The supermarket made a £1.5m donation to get the ball rolling, which quickly garnered the public support of Marcus Rashford on Twitter. Less than a month later, he was starring alongside Co-op colleagues in a TV campaign for FareShare – all without expecting a penny – and on the cusp of spearheading one of the greatest government U-turns in UK political history.
When Rashford sent out a tweet asking for advice on how to use his influence to persuade the government to reverse their decision not to extend the free school meal voucher scheme to cover the school holidays, Co-op responded privately with an offer to help. Two days later and Rashford wrote an open letter to MPs which he broadcast on social media, urging them to #maketheturn.
The Co-op campaign, with Rashford front and centre, raised more than £20m and provided food for over 4 million children – more than 10 times the initial target. Rashford’s efforts also led the government to reverse its decision on school meal vouchers and make a second U-turn when it announced a £400m winter grant scheme to support a further 1.4 million children in England.

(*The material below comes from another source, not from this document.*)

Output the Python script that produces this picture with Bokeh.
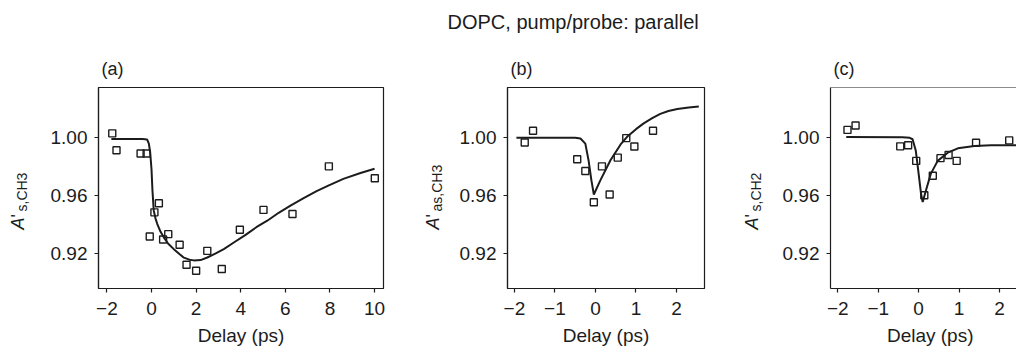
import math
from bokeh.plotting import figure
from bokeh.layouts import row
from bokeh.models import Label, FixedTicker, Range1d, Span, PrintfTickFormatter, GridBox
from bokeh.embed import file_html
from bokeh.resources import INLINE

FONT = "Liberation Sans"
INK = "#1c1c1c"

# ---------------- data ----------------
title_text = "DOPC, pump/probe: parallel"
panel_letters = ["(a)", "(b)", "(c)"]
x_axis_label = "Delay (ps)"
y_subscripts = ["s,CH3", "as,CH3", "s,CH2"]

# panel (a)  A'_{s,CH3}
a_pts_x = [-1.76, -1.57, -0.49, -0.22, -0.08, 0.13, 0.33, 0.52, 0.75, 1.26, 1.57, 2.00, 2.50, 3.15, 3.96, 5.02, 6.32, 7.95, 10.01]
a_pts_y = [1.0031, 0.9914, 0.9891, 0.9891, 0.9316, 0.9483, 0.9546, 0.9295, 0.9332, 0.9258, 0.9120, 0.9078, 0.9216, 0.9090, 0.9362, 0.9500, 0.9472, 0.9802, 0.9720]
a_fit_x = [-1.8, -0.4, -0.2, -0.12, -0.06, 0.0, 0.04, 0.1, 0.18, 0.26, 0.4, 0.55, 0.75, 1.0, 1.25, 1.45, 1.7, 1.9, 2.2, 2.5, 2.9, 3.24, 3.69, 4.2, 4.7, 5.19, 5.7, 6.23, 6.8, 7.4, 7.95, 8.6, 9.37, 10.0]
a_fit_y = [0.9991, 0.9991, 0.9989, 0.9960, 0.9900, 0.9780, 0.9640, 0.9495, 0.9440, 0.9402, 0.9350, 0.9310, 0.9265, 0.9228, 0.9195, 0.9169, 0.9155, 0.9150, 0.9152, 0.9170, 0.9200, 0.9228, 0.9274, 0.9325, 0.9380, 0.9425, 0.9480, 0.9530, 0.9580, 0.9630, 0.9670, 0.9715, 0.9756, 0.9786]

# panel (b)  A'_{as,CH3}
b_pts_x = [-1.745, -1.54, -0.45, -0.25, -0.04, 0.16, 0.35, 0.55, 0.76, 0.96, 1.42]
b_pts_y = [0.9968, 1.0049, 0.9851, 0.9770, 0.9553, 0.9802, 0.9607, 0.9863, 0.9998, 0.9940, 1.0049]
b_fit_x = [-1.95, -0.5, -0.37, -0.25, -0.17, -0.1, -0.04, 0.12, 0.37, 0.62, 0.78, 1.0, 1.19, 1.4, 1.6, 1.8, 2.02, 2.3, 2.55]
b_fit_y = [1.0000, 1.0000, 0.9995, 0.9960, 0.9844, 0.9705, 0.9607, 0.9705, 0.9844, 0.9954, 1.0007, 1.0060, 1.0100, 1.0136, 1.0166, 1.0186, 1.0200, 1.0210, 1.0217]

# panel (c)  A'_{s,CH2}
c_pts_x = [-1.76, -1.56, -0.455, -0.26, -0.06, 0.14, 0.35, 0.54, 0.74, 0.94, 1.42, 2.24]
c_pts_y = [1.0055, 1.0085, 0.9941, 0.9948, 0.9840, 0.9602, 0.9737, 0.9859, 0.9881, 0.9840, 0.9966, 0.9982]
c_fit_x = [-1.79, -0.4, -0.22, -0.15, -0.07, 0.0, 0.06, 0.1, 0.18, 0.30, 0.47, 0.72, 0.97, 1.38, 1.79, 2.2, 2.55]
c_fit_y = [1.0005, 1.0004, 1.0000, 0.9990, 0.9910, 0.9750, 0.9610, 0.9555, 0.9634, 0.9750, 0.9840, 0.9897, 0.9927, 0.9943, 0.9948, 0.9948, 0.9948]

x_ticks_a = [-2, 0, 2, 4, 6, 8, 10]
x_ticks_bc = [-2, -1, 0, 1, 2]
y_ticks = [0.92, 0.96, 1.00]

# ---------------- layout constants ----------------
YR = (0.8955, 1.0349)
XA = (-2.377, 10.40)
XB = (-2.17, 2.69)
XC = (-2.18, 2.42)
W_TOTAL, H = 1016, 346
MB_TOP, MB_BOT = 87, 58
BASE_K = 0.32   # empirical baseline correction (fraction of font size)


def minus(t):
    return str(t).replace("-", "\u2212")


def make_fig(width, xr, mbl, mbr, xticks, outline=True):
    p = figure(width=width, height=H, x_range=Range1d(*xr), y_range=Range1d(*YR),
               output_backend="svg", toolbar_location=None, title=None,
               min_border_left=mbl, min_border_right=mbr,
               min_border_top=MB_TOP, min_border_bottom=MB_BOT)
    p.grid.visible = False
    p.background_fill_color = "white"
    p.border_fill_color = "white"
    if outline:
        p.outline_line_color = INK
        p.outline_line_width = 1.2
        p.outline_line_alpha = 1.0
    else:
        p.outline_line_color = None
    for ax in p.axis:
        ax.axis_line_color = INK
        ax.axis_line_width = 1.2
        ax.major_tick_line_color = INK
        ax.major_tick_line_width = 1.2
        ax.major_tick_in = 0
        ax.major_tick_out = 4
        ax.minor_tick_line_color = None
        ax.major_label_text_font = FONT
        ax.major_label_text_font_size = "19px"
        ax.major_label_text_color = INK
    p.xaxis.ticker = FixedTicker(ticks=xticks)
    p.xaxis.major_label_overrides = {t: minus(t) for t in xticks}
    p.xaxis.major_label_standoff = 9
    p.yaxis.ticker = FixedTicker(ticks=y_ticks)
    p.yaxis.formatter = PrintfTickFormatter(format="%.2f")
    p.yaxis.major_label_standoff = 7
    return p


def add_data(p, px, py, fx, fy):
    p.line(fx, fy, line_color=INK, line_width=2)
    p.scatter(px, py, marker="square", size=7, fill_color=None,
              line_color=INK, line_width=1.4)


pa = make_fig(417, XA, 98, 34, x_ticks_a)
add_data(pa, a_pts_x, a_pts_y, a_fit_x, a_fit_y)

pb = make_fig(323, XB, 90, 36, x_ticks_bc)
add_data(pb, b_pts_x, b_pts_y, b_fit_x, b_fit_y)

pc = make_fig(276, XC, 90, 0, x_ticks_bc, outline=False)
add_data(pc, c_pts_x, c_pts_y, c_fit_x, c_fit_y)
pc.add_layout(Span(location=YR[1], dimension="width", line_color=INK, line_width=1.2))

panels = row(pa, pb, pc, spacing=0)

# ---------------- text overlay (transparent, covers the whole page) ----------------
ov = figure(width=W_TOTAL, height=H, x_range=Range1d(0, 1), y_range=Range1d(0, 1),
            output_backend="svg", toolbar_location=None, title=None,
            x_axis_location=None, y_axis_location=None, min_border=0)
ov.grid.visible = False
ov.outline_line_color = None
ov.background_fill_color = None
ov.border_fill_color = None


def tl(text, px, py, size, align="left", style="normal", rotated=False):
    # px, py: wanted baseline position, pixels from the page's top-left corner
    k = BASE_K * size
    if rotated:
        px -= k
    else:
        py -= k
    ov.add_layout(Label(x=px, y=H - py, x_units="screen", y_units="screen", text=text,
                        text_font=FONT, text_font_size=f"{size}px", text_font_style=style,
                        text_color=INK, angle=(math.pi / 2 if rotated else 0.0),
                        text_align=align, text_baseline="alphabetic"))


tl(title_text, 447, 28, 20)

frame_lefts = [98, 507, 830]
xlabel_centers = [240.5, 605.5, 929.7]
ylabel_baselines = [23, 438, 757]
for i in range(3):
    tl(panel_letters[i], frame_lefts[i] + 3, 74, 18)
    tl(x_axis_label, xlabel_centers[i], 341, 19, align="center")
    bx = ylabel_baselines[i]
    tl("A", bx, 229, 18, style="italic", rotated=True)
    tl("'", bx, 217, 18, rotated=True)
    tl(y_subscripts[i], bx + 3, 211, 14, rotated=True)

grid = GridBox(children=[(panels, 0, 0), (ov, 0, 0)], spacing=0)
open("out.html", "w").write(file_html(grid, INLINE))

Co-op Food achieved record scores in three core brand-tracking metrics, with ‘positive feeling’ rising to 31%, ‘champions important issues’ rising to 68% and ‘gives back to the community’ rising to 73%.
For all of this, and for helping to establish child food poverty in the national consciousness as one of the most pressing issues of our time, Co-op and creative agency partner Lucky Generals won 2021’s Marketing Week Masters award for Best Use of Influencers.